No último domingo, 28, a Justiça acolheu pedido liminar do Sindicato dos Professores do Ensino Privado (Sinpro/RS), da Associação dos Pais e Mães pela Democracia e do Cpers-Sindicato e suspendeu o retorno das aulas presenciais em todo o Estado previstas para serem retomadas na segunda, dia 1º. Mesmo com bandeira preta em vigor desde a semana anterior, os alunos da Educação Infantil e dos dois primeiros anos do Ensino Fundamental retornariam ao modo presencial. A Procuradoria-Geral do Estado (PGE) recorreu da decisão.

Na madrugada desta quarta-feira, 3, o desembargador Antônio Vinícius Amaro da Silveira manteve o despacho de primeiro grau alegando que o reconhecimento de “situação extrema de risco à vida do cidadão” é incompatível com a adoção de medidas paliativas de flexibilização, pois no momento “é necessário considerar que o ritmo crescente das internações é reflexo direto do aumento da circulação do vírus, o que está gerando a maior taxa de contágio desde o início da pandemia”. A PGE levou a decisão ao Supremo Tribunal Federal, na última quarta-feira,3.

Disseminação do vírus

A disseminação do vírus pelo sistema de ensino, público e privado, não é bravata. A maioria das escolas reuniu seu corpo docente de forma presencial logo após o Carnaval e, com isso, a ajudou a disseminar a doença. Levantamento informal do Sinpro/RS apontou que houve mais de 40 casos de contaminação de professores em escolas particulares de Porto Alegre desde o final de novembro.

Numa escola privada da Capital, as jornadas pedagógicas também foram um vetor de transmissão do vírus. “A escola é um dos locais onde a transmissão é mais forte. Eu tive sintomas de uma gripe forte e precisei do atendimento de um cardiologista para minimizar os efeitos”, disse um professor que testou positivo logo depois das jornadas pedagógicas. Ele dá aulas para o quinto ano do Ensino Fundamental.

Medo da retomada

Em Uruguaiana, a mais de 600 quilômetros de Porto Alegre, uma professora com contratos no Estado e em escola particular testou positivo um dia antes da reapresentação nos seus locais de trabalho. “Não tive contato com colegas e nem com alunos, mas entrei em pânico quando soube que as aulas seriam retomadas. Não há como controlar a disseminação do vírus. Eu tive sintomas e fiz o teste, mas sei de colegas que foram contaminados, mas são assintomáticos. Como saber se as escolas, especialmente as estaduais, não testam ninguém?”, questiona.
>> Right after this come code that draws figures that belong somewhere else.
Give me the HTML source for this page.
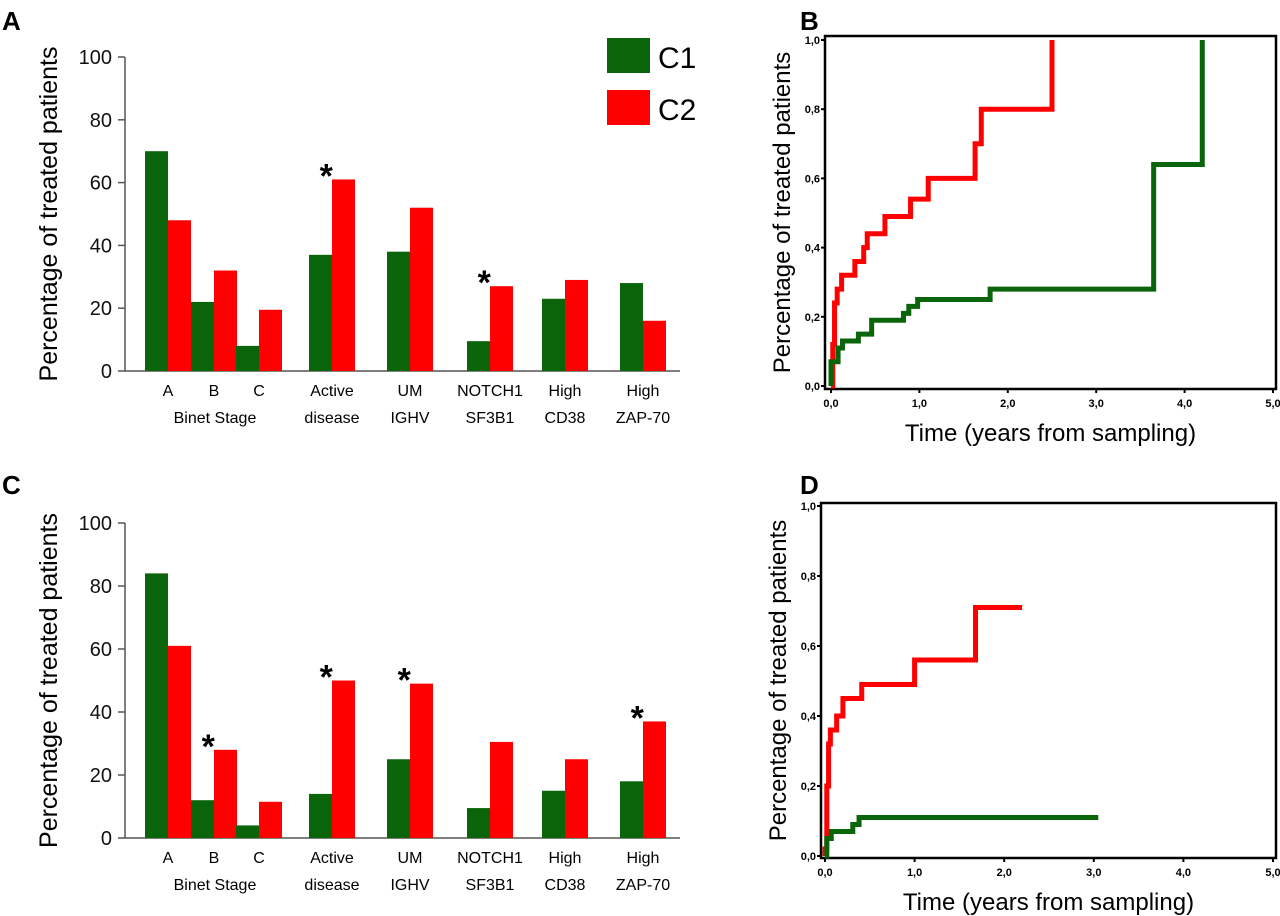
<!DOCTYPE html>
<html><head><meta charset="utf-8"><style>
body{margin:0;background:#fff;}
svg{display:block;font-family:"Liberation Sans","DejaVu Sans",sans-serif;}
</style></head><body>
<svg id="fig" width="1280" height="916" viewBox="0 0 1280 916"></svg>
<script>
const categories=["A|Binet Stage","B|","C|","Active|disease","UM|IGHV","NOTCH1|SF3B1","High|CD38","High|ZAP-70"];
const seriesA_C1=[70,22,8,37,38,9.5,23,28];
const seriesA_C2=[48,32,19.5,61,52,27,29,16];
const seriesC_C1=[84,12,4,14,25,9.5,15,18];
const seriesC_C2=[61,28,11.5,50,49,30.5,25,37];
const starsA=[3,5];
const starsC=[1,3,4,7];
const barTicks=[0,20,40,60,80,100];
const kmTicksY=["0,0","0,2","0,4","0,6","0,8","1,0"];
const kmTicksX=["0,0","1,0","2,0","3,0","4,0","5,0"];
const B_red_t=[0,0.02,0.04,0.07,0.12,0.27,0.37,0.41,0.61,0.90,1.10,1.63,1.70,2.50];
const B_red_v=[0,0.12,0.24,0.28,0.32,0.36,0.40,0.44,0.49,0.54,0.60,0.70,0.80,1.0];
const B_green_t=[0,0.03,0.08,0.13,0.31,0.46,0.82,0.88,0.98,1.80,3.65,4.20];
const B_green_v=[0.07,0.07,0.11,0.13,0.15,0.19,0.21,0.23,0.25,0.28,0.64,1.0];
const D_red_t=[0,0.02,0.04,0.06,0.13,0.20,0.41,1.0,1.68];
const D_red_v=[0.02,0.2,0.32,0.36,0.40,0.45,0.49,0.56,0.71];
const D_red_end=2.2;
const D_green_t=[0,0.02,0.07,0.31,0.38];
const D_green_v=[0,0.05,0.07,0.09,0.11];
const D_green_end=3.05;
const B_red_end=2.5, B_green_end=4.2;

const svg=document.getElementById('fig');
const NS="http://www.w3.org/2000/svg";
function el(tag,attrs,parent){const e=document.createElementNS(NS,tag);for(const k in attrs)e.setAttribute(k,attrs[k]);(parent||svg).appendChild(e);return e;}
function txt(s,attrs,parent){const e=el('text',attrs,parent);e.textContent=s;return e;}

[["A",2,30],["B",800,30],["C",2,494],["D",800,494]].forEach(p=>{
  const t=txt(p[0],{x:p[1],y:p[2],'font-size':26,'font-weight':'bold'});
  
  
});

const groupLeft=[145,191,236,309,387,467,542,620];
function barChart(y0,y100,c1,c2,stars,name,legend){
  const g=el('g',{});
  
  
  const ys=v=>y0+(y100-y0)*v/100;
  const bw=23;
  el('line',{x1:125,y1:ys(100),x2:125,y2:y0,stroke:'#555','stroke-width':1.5},g);
  el('line',{x1:125,y1:y0,x2:680,y2:y0,stroke:'#555','stroke-width':1.5},g);
  barTicks.forEach(t=>{
    el('line',{x1:118,y1:ys(t),x2:125,y2:ys(t),stroke:'#555','stroke-width':1.5},g);
    const lb=txt(String(t),{x:112,y:ys(t)+7,'font-size':20,'text-anchor':'end',fill:'#111'},g);
    
    
  });
  const yt=txt('Percentage of treated patients',{x:0,y:0,'font-size':25,'text-anchor':'middle',transform:`translate(57,${(ys(100)+y0)/2}) rotate(-90)`},g);
  
  
  categories.forEach((c,i)=>{
    const x=groupLeft[i];
    const r1=el('rect',{x:x,y:ys(c1[i]),width:bw,height:y0-ys(c1[i]),fill:'#0a640a'},g);
    
    
    const r2=el('rect',{x:x+bw,y:ys(c2[i]),width:bw,height:y0-ys(c2[i]),fill:'#ff0000'},g);
    
    
    const parts=c.split('|');
    const cx=x+bw;
    const l1=txt(parts[0],{x:cx,y:y0+25,'font-size':16,'text-anchor':'middle'},g);
    
    
    if(parts[1]){
      const l2=txt(parts[1],{x:i===0?cx+47:cx,y:y0+52,'font-size':16,'text-anchor':'middle'},g);
      
      
    }
  });
  stars.forEach(i=>{
    const x=groupLeft[i]+bw*0.75;
    const top=Math.min(ys(c1[i]),ys(c2[i]));
    const s=txt('*',{x:x,y:top+8,'font-size':34,'text-anchor':'middle','font-weight':'bold'},g);
    
    
  });
  if(legend){
    const r=el('rect',{x:607,y:38,width:43,height:35,fill:'#0a640a'},g);
    
    
    const t=txt('C1',{x:658,y:68,'font-size':30},g);
    
    
    const r2=el('rect',{x:607,y:90,width:43,height:35,fill:'#ff0000'},g);
    
    
    const t2=txt('C2',{x:658,y:120,'font-size':30},g);
    
    
  }
}
barChart(371,57,seriesA_C1,seriesA_C2,starsA,'panel-a-bar-chart',true);
barChart(838,523,seriesC_C1,seriesC_C2,starsC,'panel-c-bar-chart',false);

function kmChart(box,x0,x5,y0,y1,curves,name){
  const g=el('g',{});
  
  
  const xs=t=>x0+(x5-x0)*t/5;
  const ys=v=>y0+(y1-y0)*v;
  el('rect',{x:box[0],y:box[1],width:box[2]-box[0],height:box[3]-box[1],fill:'none',stroke:'#000','stroke-width':2.5},g);
  kmTicksY.forEach((t,i)=>{
    const y=ys(i*0.2);
    el('line',{x1:box[0]-4,y1:y,x2:box[0],y2:y,stroke:'#000','stroke-width':2},g);
    const lb=txt(t,{x:box[0]-5,y:y+4,'font-size':11,'font-weight':'bold','text-anchor':'end'},g);
    
    
  });
  kmTicksX.forEach((t,i)=>{
    const x=xs(i);
    el('line',{x1:x,y1:box[3],x2:x,y2:box[3]+4,stroke:'#000','stroke-width':2},g);
    const lb=txt(t,{x:x,y:box[3]+18,'font-size':11,'font-weight':'bold','text-anchor':'middle'},g);
    
    
  });
  const xt=txt('Time (years from sampling)',{x:(box[0]+box[2])/2,y:box[3]+52,'font-size':24,'text-anchor':'middle'},g);
  
  
  const yt=txt('Percentage of treated patients',{x:0,y:0,'font-size':24,'text-anchor':'middle',transform:`translate(${box[0]-35},${(box[1]+box[3])/2}) rotate(-90)`},g);
  
  
  curves.forEach(c=>{
    let d=`M${xs(c.t[0])},${ys(c.start)}`;
    for(let i=0;i<c.t.length;i++){
      d+=` L${xs(c.t[i])},${ys(i?c.v[i-1]:c.start)} L${xs(c.t[i])},${ys(c.v[i])}`;
    }
    if(c.end>c.t[c.t.length-1]) d+=` L${xs(c.end)},${ys(c.v[c.v.length-1])}`;
    const p=el('path',{d:d,fill:'none',stroke:c.color,'stroke-width':5,'stroke-linejoin':'miter'},g);
    
    
  });
}
kmChart([825,36,1276,389],831,1273,386,40,[
  {t:B_red_t,v:B_red_v,start:0,end:B_red_end,color:'#ff0000',name:'km-curve-c2'},
  {t:B_green_t,v:B_green_v,start:0,end:B_green_end,color:'#0a640a',name:'km-curve-c1'}
],'panel-b-km-chart');
kmChart([821,503,1276,858],825,1273,856,506,[
  {t:D_red_t,v:D_red_v,start:0,end:D_red_end,color:'#ff0000',name:'km-curve-c2'},
  {t:D_green_t,v:D_green_v,start:0,end:D_green_end,color:'#0a640a',name:'km-curve-c1'}
],'panel-d-km-chart');
</script>
</body></html>
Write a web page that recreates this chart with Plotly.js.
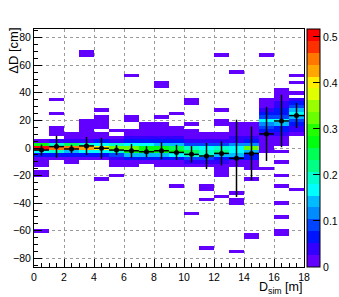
<!DOCTYPE html>
<html><head><meta charset="utf-8">
<script src="https://cdn.plot.ly/plotly-3.0.1.min.js"></script>
<style>html,body{margin:0;padding:0;background:#fff}</style>
</head><body><div id="chart" style="width:339px;height:297px"></div>
<script>
// x bins (D_sim, m): bin centers
const binCentersX = [0.5,1.5,2.5,3.5,4.5,5.5,6.5,7.5,8.5,9.5,10.5,11.5,12.5,13.5,14.5,15.5,16.5,17.5];
// 2D histogram cells as runs: column index, upper/lower bin centre (cm), normalised content
const tileCol = [
 0,0,0,0,0,0,0,0,
 1,1,1,1,1,1,1,1,1,
 2,2,2,2,2,2,2,
 3,3,3,3,3,3,3,3,
 4,4,4,4,4,4,4,4,4,4,
 5,5,5,5,5,5,5,5,5,5,
 6,6,6,6,6,6,6,6,6,6,6,
 7,7,7,7,7,7,7,7,7,
 8,8,8,8,8,8,8,8,8,8,8,
 9,9,9,9,9,9,9,9,9,9,9,
 10,10,10,10,10,10,10,10,10,10,10,10,
 11,11,11,11,11,11,11,11,11,11,11,11,
 12,12,12,12,12,12,12,12,12,12,12,12,12,
 13,13,13,13,13,13,13,13,13,13,13,13,13,
 14,14,14,14,14,14,14,14,14,14,
 15,15,15,15,15,15,15,15,15,15,15,15,
 16,16,16,16,16,16,16,16,16,16,16,16,16,16,16,16,
 17,17,17,17,17,17,17,17,17,17,17,17,17,17
];
const tileYHigh = [
 5,2.5,0,-2.5,-5,-7.5,-17.5,-60,
 35,25,15,5,2.5,0,-2.5,-5,-7.5,
 10,5,2.5,0,-2.5,-5,-7.5,
 70,20,5,2.5,0,-2.5,-5,-7.5,
 27.5,22.5,10,5,2.5,0,-2.5,-5,-7.5,-22.5,
 12.5,7.5,5,2.5,0,-2.5,-5,-7.5,-10,-20,
 52.5,22.5,12.5,7.5,5,2.5,0,-2.5,-5,-7.5,-10,
 17.5,7.5,5,2.5,0,-2.5,-5,-7.5,-10,
 47.5,22.5,17.5,7.5,5,2.5,0,-2.5,-5,-7.5,-10,
 25,15,7.5,5,2.5,0,-2.5,-5,-7.5,-10,-27.5,
 35,17.5,12.5,5,2.5,0,-2.5,-5,-7.5,-10,-12.5,-47.5,
 10,5,2.5,0,-2.5,-5,-7.5,-10,-12.5,-27.5,-37.5,-72.5,
 67.5,27.5,20,10,5,2.5,0,-2.5,-5,-7.5,-10,-12.5,-35,
 55,17.5,7.5,5,2.5,0,-2.5,-5,-7.5,-10,-32.5,-37.5,-75,
 17.5,7.5,5,2.5,0,-2.5,-5,-10,-22.5,-62.5,
 67.5,35,27.5,25,22.5,20,17.5,15,12.5,10,7.5,-15,
 42.5,32.5,27.5,22.5,20,17.5,15,10,7.5,-2.5,-10,-20,-27.5,-40,-50,-60,
 52.5,47.5,40,35,32.5,30,27.5,25,22.5,20,17.5,15,10,-30
];
const tileYLow = [
 5,2.5,0,-2.5,-5,-12.5,-20,-60,
 35,25,10,5,2.5,0,-2.5,-5,-7.5,
 7.5,5,2.5,0,-2.5,-5,-10,
 67.5,7.5,5,2.5,0,-2.5,-5,-7.5,
 27.5,15,7.5,5,2.5,0,-2.5,-5,-7.5,-22.5,
 12.5,7.5,5,2.5,0,-2.5,-5,-7.5,-12.5,-20,
 52.5,20,10,7.5,5,2.5,0,-2.5,-5,-7.5,-12.5,
 10,7.5,5,2.5,0,-2.5,-5,-7.5,-10,
 45,22.5,10,7.5,5,2.5,0,-2.5,-5,-7.5,-12.5,
 25,10,7.5,5,2.5,0,-2.5,-5,-7.5,-12.5,-27.5,
 32.5,17.5,7.5,5,2.5,0,-2.5,-5,-7.5,-10,-12.5,-47.5,
 7.5,5,2.5,0,-2.5,-5,-7.5,-10,-12.5,-30,-37.5,-72.5,
 67.5,27.5,17.5,7.5,5,2.5,0,-2.5,-5,-7.5,-10,-20,-35,
 55,10,7.5,5,2.5,0,-2.5,-5,-7.5,-12.5,-32.5,-40,-75,
 10,7.5,5,2.5,0,-2.5,-7.5,-15,-22.5,-65,
 67.5,30,27.5,25,22.5,20,17.5,15,12.5,10,-2.5,-15,
 35,30,25,22.5,20,17.5,12.5,10,2.5,-2.5,-10,-20,-27.5,-40,-50,-62.5,
 52.5,47.5,40,35,32.5,30,27.5,25,22.5,20,17.5,12.5,10,-30
];
const tileZ = [
 0.02,0.27,0.51,0.17,0.07,0.015,0.015,0.015,
 0.015,0.015,0.015,0.04,0.2,0.44,0.2,0.06,0.015,
 0.015,0.04,0.25,0.45,0.15,0.06,0.015,
 0.015,0.015,0.05,0.2,0.43,0.17,0.06,0.015,
 0.015,0.015,0.015,0.06,0.17,0.40,0.17,0.06,0.015,0.015,
 0.015,0.015,0.05,0.2,0.33,0.2,0.08,0.03,0.015,0.015,
 0.015,0.015,0.015,0.03,0.07,0.16,0.33,0.26,0.14,0.06,0.015,
 0.015,0.03,0.07,0.17,0.28,0.27,0.15,0.06,0.015,
 0.015,0.015,0.015,0.03,0.07,0.14,0.28,0.27,0.15,0.07,0.015,
 0.015,0.015,0.03,0.06,0.13,0.25,0.27,0.17,0.07,0.015,0.015,
 0.015,0.015,0.015,0.04,0.1,0.19,0.24,0.2,0.09,0.03,0.015,0.015,
 0.015,0.05,0.1,0.17,0.2,0.19,0.1,0.04,0.015,0.015,0.015,0.015,
 0.015,0.015,0.015,0.015,0.05,0.1,0.19,0.22,0.15,0.07,0.03,0.015,0.015,
 0.015,0.015,0.03,0.05,0.12,0.17,0.17,0.14,0.06,0.015,0.015,0.015,0.015,
 0.015,0.03,0.06,0.12,0.33,0.14,0.06,0.015,0.015,0.015,
 0.015,0.015,0.04,0.06,0.09,0.16,0.12,0.08,0.06,0.04,0.015,0.015,
 0.015,0.03,0.06,0.1,0.18,0.14,0.07,0.03,0.015,0.015,0.015,0.015,0.015,0.015,0.015,0.015,
 0.015,0.015,0.015,0.03,0.06,0.1,0.15,0.18,0.15,0.1,0.06,0.03,0.015,0.015
];
// profile (mean and error bar) per x bin
const profileMean = [-1.5,1.0,-0.7,1.5,-0.2,-1.5,-2.0,-2.7,-2.0,-3.2,-4.6,-5.8,-3.9,-7.5,-3.9,10.2,19.6,23.5];
const profileErr  = [4,8,3,6.5,7.6,3.6,5,4,6.2,5.5,6,9.5,8.8,28,19.5,19.6,19,9];
const zTickVals = [0,0.1,0.2,0.3,0.4,0.5];
const zTickText = ['0','0.1','0.2','0.3','0.4','0.5'];

// ROOT "pretty" palette, 20 contour levels
const levelColors = ['#6200ff','#3300ff','#0014ff','#0044ff','#008bff','#00bbff','#00fffc','#00ffcc','#00ff85','#00ff55',
  '#00ff0e','#22ff00','#69ff00','#99ff00','#e0ff00','#ffee00','#ffa700','#ff7700','#ff3000','#ff0000'];
const colorscale = [];
levelColors.forEach((c,k)=>{colorscale.push([k/20,c]);colorscale.push([(k+1)/20,c]);});

const yBinWidth = 2.5, yLowest = -85, nY = 69;
const yCenters = [];
for (let i=0;i<nY;i++) yCenters.push(yLowest + i*yBinWidth);
const z = yCenters.map(()=>binCentersX.map(()=>null));
for (let t=0;t<tileCol.length;t++){
  for (let y=tileYLow[t]; y<=tileYHigh[t]+1e-6; y+=yBinWidth){
    const r = Math.round((y - yLowest)/yBinWidth);
    z[r][tileCol[t]] = tileZ[t];
  }
}
const FONT = 'Liberation Sans, Arial, Helvetica, sans-serif';
const heat = {
  type:'heatmap', x:binCentersX, y:yCenters, z:z, zmin:0, zmax:0.517,
  colorscale:colorscale, hoverinfo:'skip', zsmooth:false,
  colorbar:{thickness:13, thicknessmode:'pixels', len:1, lenmode:'fraction',
    x:1.011, xanchor:'left', xpad:0, y:0.5, yanchor:'middle', ypad:0,
    outlinewidth:1, outlinecolor:'black', ticks:'inside', ticklen:7, tickcolor:'black',
    tickvals:zTickVals, ticktext:zTickText, tickfont:{family:FONT,size:10.5,color:'black'}}
};
const prof = {
  type:'scatter', mode:'markers', x:binCentersX, y:profileMean, hoverinfo:'skip',
  marker:{color:'black', size:5},
  error_x:{type:'constant', value:0.5, width:0, thickness:1.5, color:'black'},
  error_y:{type:'data', array:profileErr, width:0, thickness:1.5, color:'black'}
};
const axisCommon = {
  ticks:'inside', tickcolor:'black', showline:true, linecolor:'black', linewidth:1, mirror:true,
  showgrid:true, gridcolor:'#9a9a9a', griddash:'dot', gridwidth:1, zeroline:false,
  tickfont:{family:FONT,size:10.5,color:'black'}
};
const layout = {
  width:339, height:297, margin:{l:34,r:35,t:29,b:30,autoexpand:false},
  paper_bgcolor:'white', plot_bgcolor:'white', showlegend:false,
  xaxis:Object.assign({}, axisCommon, {range:[0,18], tick0:0, dtick:2, ticklen:8,
    minor:{dtick:0.5, ticks:'inside', ticklen:4, tickcolor:'black', showgrid:false}}),
  yaxis:Object.assign({}, axisCommon, {range:[-86.25,86.25], tick0:0, dtick:20, ticklen:8,
    minor:{dtick:5, ticks:'inside', ticklen:4, tickcolor:'black', showgrid:false}}),
  annotations:[
    {text:'D<sub>sim</sub> [m]', xref:'paper', yref:'paper', x:1.0, y:-0.046, xanchor:'right', yanchor:'top',
     showarrow:false, font:{family:FONT,size:12.5,color:'black'}},
    {text:'ΔD [cm]', xref:'paper', yref:'paper', x:-0.074, y:0.909, xanchor:'center', yanchor:'middle',
     textangle:-90, showarrow:false, font:{family:FONT,size:13,color:'black'}}
  ]
};
Plotly.newPlot('chart',[heat,prof],layout,{displayModeBar:false,staticPlot:true});
</script></body></html>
Ela teve 30% dos pulmões afetados, mesmo sem sintomas graves. “As sequelas são horrorosas. Meu sistema cognitivo foi bem afetado, tenho frequentes lapsos de memória e fiquei muito desatenta. O médico me disse que devo retomar a normalidade apenas em três meses”, relatou a professora, que dá aulas de Português para o sexto e o sétimo anos do Ensino Fundamental. “Tenho muito medo de retornar às aulas presenciais”, disse.

Vacina

O diretor do Sinpro/RS Cássio Bessa afirmou que não há justificativa para o retorno das aulas presenciais no pior momento da pandemia no Estado e no país. “Não esperávamos outra decisão. O Judiciário tem sido muito sensato neste momento crucial da vida dos trabalhadores na educação do Brasil. O Sindicato, inclusive, já solicitou as autoridades do poder público e ao sindicato patronal que os professores sejam imunizados”, ressaltou.

Na segunda-feira, 1º, o governador Eduardo Leite (PSDB) assinou um ofício que será enviado ao ministro da Saúde, Eduardo Pazuello, para oficializar o pedido de antecipação para imunizar os professores da rede pública de ensino. O texto argumenta que o adiamento do retorno presencial às aulas representa o aumento do abandono e da evasão escolar, o crescimento do índice de distorção idade-série e perdas pedagógicas, entre outras consequências.

“É importante que tenhamos os profissionais da educação imunizados para dar a eles a tranquilidade que permita o retorno às aulas com serenidade. Precisamos avançar para criar essa consciência perante o governo federal”, destacou Leite. Se o cronograma apresentado pelo Ministério da Saúde for cumprido, a previsão é de que os professores comecem a ser vacinados em meados de maio.